● **TASK REQUIREMENTS**
The data below should be restated word for word, with every picture omitted.

-- begin INFORMATION SHOWN --

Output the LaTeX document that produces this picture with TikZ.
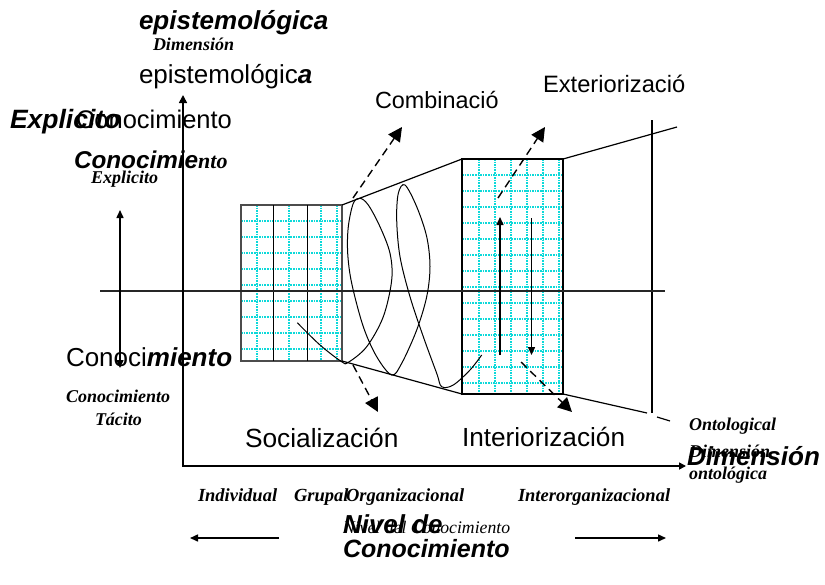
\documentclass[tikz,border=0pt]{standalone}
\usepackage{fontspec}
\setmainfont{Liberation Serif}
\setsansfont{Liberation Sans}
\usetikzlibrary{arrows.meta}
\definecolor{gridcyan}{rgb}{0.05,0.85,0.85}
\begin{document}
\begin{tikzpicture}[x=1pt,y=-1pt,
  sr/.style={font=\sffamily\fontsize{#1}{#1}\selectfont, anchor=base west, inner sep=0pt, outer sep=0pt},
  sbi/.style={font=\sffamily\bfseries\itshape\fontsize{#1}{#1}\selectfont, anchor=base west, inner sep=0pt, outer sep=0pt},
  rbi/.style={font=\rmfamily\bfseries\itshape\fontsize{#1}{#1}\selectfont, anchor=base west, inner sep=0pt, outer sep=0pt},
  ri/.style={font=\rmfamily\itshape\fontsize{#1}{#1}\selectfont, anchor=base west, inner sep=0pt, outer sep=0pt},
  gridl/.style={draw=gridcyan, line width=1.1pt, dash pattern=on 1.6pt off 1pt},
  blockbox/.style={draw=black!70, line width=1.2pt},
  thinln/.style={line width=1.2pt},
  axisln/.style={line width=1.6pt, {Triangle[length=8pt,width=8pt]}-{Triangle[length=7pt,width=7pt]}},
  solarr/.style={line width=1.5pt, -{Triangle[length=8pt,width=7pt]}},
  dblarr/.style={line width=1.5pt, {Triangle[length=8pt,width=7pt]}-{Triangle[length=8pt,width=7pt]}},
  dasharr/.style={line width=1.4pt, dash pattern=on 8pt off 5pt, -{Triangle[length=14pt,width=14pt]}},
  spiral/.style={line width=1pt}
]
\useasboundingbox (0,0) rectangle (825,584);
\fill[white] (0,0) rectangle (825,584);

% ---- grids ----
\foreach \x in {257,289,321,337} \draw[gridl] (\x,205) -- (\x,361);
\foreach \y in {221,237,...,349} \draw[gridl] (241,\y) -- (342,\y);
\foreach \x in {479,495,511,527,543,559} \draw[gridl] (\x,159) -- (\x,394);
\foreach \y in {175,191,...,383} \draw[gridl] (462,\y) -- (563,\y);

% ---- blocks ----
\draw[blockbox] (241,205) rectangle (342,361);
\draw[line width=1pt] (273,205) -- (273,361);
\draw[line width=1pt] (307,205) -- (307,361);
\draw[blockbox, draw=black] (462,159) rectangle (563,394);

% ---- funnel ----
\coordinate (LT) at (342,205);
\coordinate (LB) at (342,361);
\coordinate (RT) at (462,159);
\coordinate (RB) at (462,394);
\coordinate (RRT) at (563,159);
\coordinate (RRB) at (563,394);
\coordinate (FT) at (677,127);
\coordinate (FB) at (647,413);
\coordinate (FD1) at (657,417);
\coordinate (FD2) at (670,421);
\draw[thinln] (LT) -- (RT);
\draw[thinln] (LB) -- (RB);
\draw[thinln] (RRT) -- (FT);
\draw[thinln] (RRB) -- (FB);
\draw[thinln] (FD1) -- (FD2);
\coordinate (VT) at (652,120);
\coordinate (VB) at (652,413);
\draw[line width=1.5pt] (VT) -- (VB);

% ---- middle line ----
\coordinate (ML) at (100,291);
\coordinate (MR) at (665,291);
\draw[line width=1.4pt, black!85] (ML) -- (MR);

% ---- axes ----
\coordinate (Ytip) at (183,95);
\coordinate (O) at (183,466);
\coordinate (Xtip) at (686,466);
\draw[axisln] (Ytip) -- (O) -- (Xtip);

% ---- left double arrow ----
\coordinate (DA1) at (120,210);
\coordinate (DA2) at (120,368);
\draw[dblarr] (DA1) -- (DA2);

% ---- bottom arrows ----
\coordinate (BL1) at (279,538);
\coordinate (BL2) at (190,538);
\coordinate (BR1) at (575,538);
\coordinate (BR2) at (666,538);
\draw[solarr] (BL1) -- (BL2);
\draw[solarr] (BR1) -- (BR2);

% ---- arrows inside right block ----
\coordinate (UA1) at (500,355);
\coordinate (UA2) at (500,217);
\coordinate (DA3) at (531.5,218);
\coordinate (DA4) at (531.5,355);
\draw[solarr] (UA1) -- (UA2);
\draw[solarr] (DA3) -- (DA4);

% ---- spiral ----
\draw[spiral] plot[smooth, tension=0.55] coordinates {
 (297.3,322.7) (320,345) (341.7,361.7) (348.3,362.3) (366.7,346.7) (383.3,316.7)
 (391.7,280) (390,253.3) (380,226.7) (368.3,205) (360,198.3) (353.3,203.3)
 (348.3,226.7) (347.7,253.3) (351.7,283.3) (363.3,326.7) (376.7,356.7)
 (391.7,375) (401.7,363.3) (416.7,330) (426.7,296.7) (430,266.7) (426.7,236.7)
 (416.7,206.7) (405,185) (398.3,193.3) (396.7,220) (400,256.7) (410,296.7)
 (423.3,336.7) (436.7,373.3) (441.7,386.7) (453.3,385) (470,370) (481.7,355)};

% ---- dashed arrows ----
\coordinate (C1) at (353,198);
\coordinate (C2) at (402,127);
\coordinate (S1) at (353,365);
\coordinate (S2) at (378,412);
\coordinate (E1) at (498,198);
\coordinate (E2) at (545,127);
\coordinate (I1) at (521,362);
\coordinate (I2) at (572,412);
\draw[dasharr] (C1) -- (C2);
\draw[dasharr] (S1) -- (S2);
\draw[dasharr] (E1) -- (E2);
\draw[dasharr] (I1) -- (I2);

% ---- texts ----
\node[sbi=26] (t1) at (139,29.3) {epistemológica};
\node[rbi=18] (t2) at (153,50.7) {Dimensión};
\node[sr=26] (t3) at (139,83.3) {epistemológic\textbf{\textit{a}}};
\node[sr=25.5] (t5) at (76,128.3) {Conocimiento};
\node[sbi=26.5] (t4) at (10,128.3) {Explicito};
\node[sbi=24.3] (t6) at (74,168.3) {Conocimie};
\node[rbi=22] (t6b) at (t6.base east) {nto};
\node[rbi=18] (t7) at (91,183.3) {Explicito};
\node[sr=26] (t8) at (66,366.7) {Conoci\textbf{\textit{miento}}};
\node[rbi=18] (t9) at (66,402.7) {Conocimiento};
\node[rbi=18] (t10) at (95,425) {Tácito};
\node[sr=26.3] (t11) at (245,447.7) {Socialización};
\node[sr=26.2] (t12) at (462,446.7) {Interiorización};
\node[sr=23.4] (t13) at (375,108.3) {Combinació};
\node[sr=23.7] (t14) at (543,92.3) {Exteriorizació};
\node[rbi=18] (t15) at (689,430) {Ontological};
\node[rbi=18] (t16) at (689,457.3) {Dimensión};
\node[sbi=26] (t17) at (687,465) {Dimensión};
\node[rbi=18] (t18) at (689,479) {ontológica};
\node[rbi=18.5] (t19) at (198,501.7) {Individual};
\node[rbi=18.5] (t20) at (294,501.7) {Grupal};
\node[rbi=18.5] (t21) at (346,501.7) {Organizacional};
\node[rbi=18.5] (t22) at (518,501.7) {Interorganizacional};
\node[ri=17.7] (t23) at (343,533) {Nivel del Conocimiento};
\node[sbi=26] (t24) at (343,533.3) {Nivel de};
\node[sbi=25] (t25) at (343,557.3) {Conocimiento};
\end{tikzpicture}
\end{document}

-- end INFORMATION SHOWN --

● **SOLUTION TO THE PROBLEM**
Output the LaTeX document that produces this picture with TikZ.
\documentclass[tikz,border=0pt]{standalone}
\usepackage{fontspec}
\setmainfont{Liberation Serif}
\setsansfont{Liberation Sans}
\usetikzlibrary{arrows.meta}
\definecolor{gridcyan}{rgb}{0.05,0.85,0.85}
\begin{document}
\begin{tikzpicture}[x=1pt,y=-1pt,
  sr/.style={font=\sffamily\fontsize{#1}{#1}\selectfont, anchor=base west, inner sep=0pt, outer sep=0pt},
  sbi/.style={font=\sffamily\bfseries\itshape\fontsize{#1}{#1}\selectfont, anchor=base west, inner sep=0pt, outer sep=0pt},
  rbi/.style={font=\rmfamily\bfseries\itshape\fontsize{#1}{#1}\selectfont, anchor=base west, inner sep=0pt, outer sep=0pt},
  ri/.style={font=\rmfamily\itshape\fontsize{#1}{#1}\selectfont, anchor=base west, inner sep=0pt, outer sep=0pt},
  gridl/.style={draw=gridcyan, line width=1.1pt, dash pattern=on 1.6pt off 1pt},
  blockbox/.style={draw=black!70, line width=1.2pt},
  thinln/.style={line width=1.2pt},
  axisln/.style={line width=1.6pt, {Triangle[length=8pt,width=8pt]}-{Triangle[length=7pt,width=7pt]}},
  solarr/.style={line width=1.5pt, -{Triangle[length=8pt,width=7pt]}},
  dblarr/.style={line width=1.5pt, {Triangle[length=8pt,width=7pt]}-{Triangle[length=8pt,width=7pt]}},
  dasharr/.style={line width=1.4pt, dash pattern=on 8pt off 5pt, -{Triangle[length=14pt,width=14pt]}},
  spiral/.style={line width=1pt}
]
\useasboundingbox (0,0) rectangle (825,584);
\fill[white] (0,0) rectangle (825,584);

% ---- grids ----
\foreach \x in {257,289,321,337} \draw[gridl] (\x,205) -- (\x,361);
\foreach \y in {221,237,...,349} \draw[gridl] (241,\y) -- (342,\y);
\foreach \x in {479,495,511,527,543,559} \draw[gridl] (\x,159) -- (\x,394);
\foreach \y in {175,191,...,383} \draw[gridl] (462,\y) -- (563,\y);

% ---- blocks ----
\draw[blockbox] (241,205) rectangle (342,361);
\draw[line width=1pt] (273,205) -- (273,361);
\draw[line width=1pt] (307,205) -- (307,361);
\draw[blockbox, draw=black] (462,159) rectangle (563,394);

% ---- funnel ----
\coordinate (LT) at (342,205);
\coordinate (LB) at (342,361);
\coordinate (RT) at (462,159);
\coordinate (RB) at (462,394);
\coordinate (RRT) at (563,159);
\coordinate (RRB) at (563,394);
\coordinate (FT) at (677,127);
\coordinate (FB) at (647,413);
\coordinate (FD1) at (657,417);
\coordinate (FD2) at (670,421);
\draw[thinln] (LT) -- (RT);
\draw[thinln] (LB) -- (RB);
\draw[thinln] (RRT) -- (FT);
\draw[thinln] (RRB) -- (FB);
\draw[thinln] (FD1) -- (FD2);
\coordinate (VT) at (652,120);
\coordinate (VB) at (652,413);
\draw[line width=1.5pt] (VT) -- (VB);

% ---- middle line ----
\coordinate (ML) at (100,291);
\coordinate (MR) at (665,291);
\draw[line width=1.4pt, black!85] (ML) -- (MR);

% ---- axes ----
\coordinate (Ytip) at (183,95);
\coordinate (O) at (183,466);
\coordinate (Xtip) at (686,466);
\draw[axisln] (Ytip) -- (O) -- (Xtip);

% ---- left double arrow ----
\coordinate (DA1) at (120,210);
\coordinate (DA2) at (120,368);
\draw[dblarr] (DA1) -- (DA2);

% ---- bottom arrows ----
\coordinate (BL1) at (279,538);
\coordinate (BL2) at (190,538);
\coordinate (BR1) at (575,538);
\coordinate (BR2) at (666,538);
\draw[solarr] (BL1) -- (BL2);
\draw[solarr] (BR1) -- (BR2);

% ---- arrows inside right block ----
\coordinate (UA1) at (500,355);
\coordinate (UA2) at (500,217);
\coordinate (DA3) at (531.5,218);
\coordinate (DA4) at (531.5,355);
\draw[solarr] (UA1) -- (UA2);
\draw[solarr] (DA3) -- (DA4);

% ---- spiral ----
\draw[spiral] plot[smooth, tension=0.55] coordinates {
 (297.3,322.7) (320,345) (341.7,361.7) (348.3,362.3) (366.7,346.7) (383.3,316.7)
 (391.7,280) (390,253.3) (380,226.7) (368.3,205) (360,198.3) (353.3,203.3)
 (348.3,226.7) (347.7,253.3) (351.7,283.3) (363.3,326.7) (376.7,356.7)
 (391.7,375) (401.7,363.3) (416.7,330) (426.7,296.7) (430,266.7) (426.7,236.7)
 (416.7,206.7) (405,185) (398.3,193.3) (396.7,220) (400,256.7) (410,296.7)
 (423.3,336.7) (436.7,373.3) (441.7,386.7) (453.3,385) (470,370) (481.7,355)};

% ---- dashed arrows ----
\coordinate (C1) at (353,198);
\coordinate (C2) at (402,127);
\coordinate (S1) at (353,365);
\coordinate (S2) at (378,412);
\coordinate (E1) at (498,198);
\coordinate (E2) at (545,127);
\coordinate (I1) at (521,362);
\coordinate (I2) at (572,412);
\draw[dasharr] (C1) -- (C2);
\draw[dasharr] (S1) -- (S2);
\draw[dasharr] (E1) -- (E2);
\draw[dasharr] (I1) -- (I2);

% ---- texts ----
\node[sbi=26] (t1) at (139,29.3) {epistemológica};
\node[rbi=18] (t2) at (153,50.7) {Dimensión};
\node[sr=26] (t3) at (139,83.3) {epistemológic\textbf{\textit{a}}};
\node[sr=25.5] (t5) at (76,128.3) {Conocimiento};
\node[sbi=26.5] (t4) at (10,128.3) {Explicito};
\node[sbi=24.3] (t6) at (74,168.3) {Conocimie};
\node[rbi=22] (t6b) at (t6.base east) {nto};
\node[rbi=18] (t7) at (91,183.3) {Explicito};
\node[sr=26] (t8) at (66,366.7) {Conoci\textbf{\textit{miento}}};
\node[rbi=18] (t9) at (66,402.7) {Conocimiento};
\node[rbi=18] (t10) at (95,425) {Tácito};
\node[sr=26.3] (t11) at (245,447.7) {Socialización};
\node[sr=26.2] (t12) at (462,446.7) {Interiorización};
\node[sr=23.4] (t13) at (375,108.3) {Combinació};
\node[sr=23.7] (t14) at (543,92.3) {Exteriorizació};
\node[rbi=18] (t15) at (689,430) {Ontological};
\node[rbi=18] (t16) at (689,457.3) {Dimensión};
\node[sbi=26] (t17) at (687,465) {Dimensión};
\node[rbi=18] (t18) at (689,479) {ontológica};
\node[rbi=18.5] (t19) at (198,501.7) {Individual};
\node[rbi=18.5] (t20) at (294,501.7) {Grupal};
\node[rbi=18.5] (t21) at (346,501.7) {Organizacional};
\node[rbi=18.5] (t22) at (518,501.7) {Interorganizacional};
\node[ri=17.7] (t23) at (343,533) {Nivel del Conocimiento};
\node[sbi=26] (t24) at (343,533.3) {Nivel de};
\node[sbi=25] (t25) at (343,557.3) {Conocimiento};
\end{tikzpicture}
\end{document}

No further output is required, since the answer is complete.